▶ _Exercise_
From the first line of the data down to and including the line with "(panel) at (33,113)", copy everything exactly, leaving out pictures.

▶ _Source data_
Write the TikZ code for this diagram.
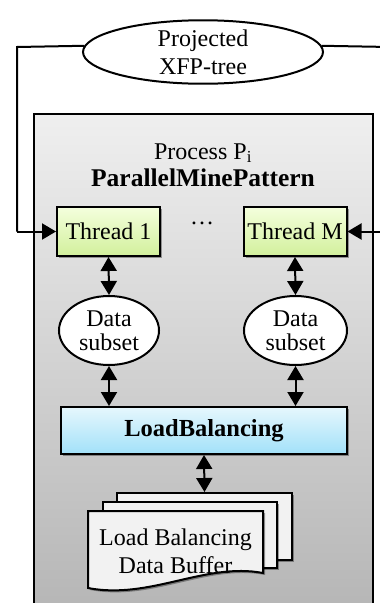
\documentclass[tikz,border=0pt]{standalone}
\usepackage{fontspec}
\setmainfont{Liberation Serif}
\usetikzlibrary{shapes.geometric,arrows.meta,shadows}

\definecolor{panelTop}{HTML}{EFEFEF}
\definecolor{panelBot}{HTML}{B4B4B4}
\definecolor{thrTop}{HTML}{F4FFDD}
\definecolor{thrBot}{HTML}{D2F09C}
\definecolor{lbTop}{HTML}{E6F7FD}
\definecolor{lbBot}{HTML}{A2E1F9}
\definecolor{docFill}{HTML}{F2F2F2}

\tikzset{
  txt/.style={font=\fontsize{24}{24}\selectfont, inner sep=0pt},
  softshadow/.style={drop shadow={shadow xshift=2pt, shadow yshift=-2pt, opacity=0.35, fill=black}},
  oval/.style={ellipse, draw=black, line width=2pt, fill=white, inner sep=0pt, align=center,
               font=\fontsize{24}{24}\selectfont},
  threadbox/.style={rectangle, draw=black, line width=2pt, top color=thrTop, bottom color=thrBot,
               minimum width=103pt, minimum height=49pt, inner sep=0pt, softshadow,
               font=\fontsize{24}{24}\selectfont},
  lbbox/.style={rectangle, draw=black, line width=2pt, top color=lbTop, bottom color=lbBot,
               minimum width=286pt, minimum height=47pt, inner sep=0pt, softshadow,
               font=\fontsize{24.5}{24}\selectfont\bfseries},
  sheet/.style={rectangle, draw=black, line width=2pt, fill=docFill, inner sep=0pt, softshadow},
  link/.style={line width=2pt},
  tri/.tip={Triangle[width=16pt,length=14pt]},
}

\begin{document}
\begin{tikzpicture}[x=1pt, y=-1pt]
  \useasboundingbox (0,0) rectangle (380,603);
  \clip (0,0) rectangle (380,603);

  % process panel (runs past the lower edge)
  \node[rectangle, draw=black, line width=2pt, top color=panelTop, bottom color=panelBot,
        minimum width=339pt, minimum height=512pt, inner sep=0pt, anchor=north west]
        (panel) at (33,113) {};

  % projected tree feeding the threads
  \node[oval, minimum width=240pt, minimum height=58pt, font=\fontsize{24}{28}\selectfont]
        (proj) at (203,52) {Projected\\XFP-tree};

  \node[txt, align=center, anchor=base] (ptitle) at (203,186)
        {Process P\textsubscript{i}\\[3pt]{\fontsize{25.5}{24}\selectfont\bfseries ParallelMinePattern}};

  % threads
  \node[threadbox] (t1) at (108.5,231.5) {Thread 1};
  \node[threadbox] (tM) at (295,231.5) {Thread M};
  \node[txt] (dots) at (202,223) {\dots};

  % data subsets
  \node[oval, minimum width=100pt, minimum height=69pt] (d1) at (109,330.5) {Data\\subset};
  \node[oval, minimum width=103pt, minimum height=69pt] (dM) at (295.5,330.5) {Data\\subset};

  % load balancing
  \node[lbbox] (lb) at (204,430.5) {LoadBalancing};

  % stacked buffer sheets
  \node[sheet, minimum width=175pt, minimum height=67pt] (sheetA) at (204.5,526.5) {};
  \node[sheet, minimum width=174pt, minimum height=66pt] (sheetB) at (190,535) {};
  \draw[line width=2pt, fill=docFill, softshadow]
    (88,511) -- (263,511) -- (263,573)
    .. controls (205,562) and (150,600) .. (88,588) -- cycle;
  \node[txt, align=center, font=\fontsize{24}{28}\selectfont] (buf) at (175.5,551) {Load Balancing\\Data Buffer};

  % connectors
  \coordinate (cornerL) at (17,47);
  \coordinate (edgeTop) at (390,47);
  \coordinate (edgeMid) at (390,231.5);
  \draw[link] (proj.177) -- (cornerL) -- (cornerL |- t1.west);
  \draw[link, -{tri}] (cornerL |- t1.west) -- (t1.west);
  \draw[link] (proj.3) -- (edgeTop);
  \draw[link, -{tri}] (edgeMid) -- (tM.east);

  \draw[link, {tri}-{tri}] (t1.south) -- (d1.north);
  \draw[link, {tri}-{tri}] (tM.south) -- (dM.north);
  \draw[link, {tri}-{tri}] (d1.south) -- (d1.south |- lb.north);
  \draw[link, {tri}-{tri}] (dM.south) -- (dM.south |- lb.north);
  \draw[link, {tri}-{tri}] (lb.south) -- (sheetA.north);
\end{tikzpicture}
\end{document}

▶ _Correct output_
Write the TikZ code for this diagram.
\documentclass[tikz,border=0pt]{standalone}
\usepackage{fontspec}
\setmainfont{Liberation Serif}
\usetikzlibrary{shapes.geometric,arrows.meta,shadows}

\definecolor{panelTop}{HTML}{EFEFEF}
\definecolor{panelBot}{HTML}{B4B4B4}
\definecolor{thrTop}{HTML}{F4FFDD}
\definecolor{thrBot}{HTML}{D2F09C}
\definecolor{lbTop}{HTML}{E6F7FD}
\definecolor{lbBot}{HTML}{A2E1F9}
\definecolor{docFill}{HTML}{F2F2F2}

\tikzset{
  txt/.style={font=\fontsize{24}{24}\selectfont, inner sep=0pt},
  softshadow/.style={drop shadow={shadow xshift=2pt, shadow yshift=-2pt, opacity=0.35, fill=black}},
  oval/.style={ellipse, draw=black, line width=2pt, fill=white, inner sep=0pt, align=center,
               font=\fontsize{24}{24}\selectfont},
  threadbox/.style={rectangle, draw=black, line width=2pt, top color=thrTop, bottom color=thrBot,
               minimum width=103pt, minimum height=49pt, inner sep=0pt, softshadow,
               font=\fontsize{24}{24}\selectfont},
  lbbox/.style={rectangle, draw=black, line width=2pt, top color=lbTop, bottom color=lbBot,
               minimum width=286pt, minimum height=47pt, inner sep=0pt, softshadow,
               font=\fontsize{24.5}{24}\selectfont\bfseries},
  sheet/.style={rectangle, draw=black, line width=2pt, fill=docFill, inner sep=0pt, softshadow},
  link/.style={line width=2pt},
  tri/.tip={Triangle[width=16pt,length=14pt]},
}

\begin{document}
\begin{tikzpicture}[x=1pt, y=-1pt]
  \useasboundingbox (0,0) rectangle (380,603);
  \clip (0,0) rectangle (380,603);

  % process panel (runs past the lower edge)
  \node[rectangle, draw=black, line width=2pt, top color=panelTop, bottom color=panelBot,
        minimum width=339pt, minimum height=512pt, inner sep=0pt, anchor=north west]
        (panel) at (33,113) {};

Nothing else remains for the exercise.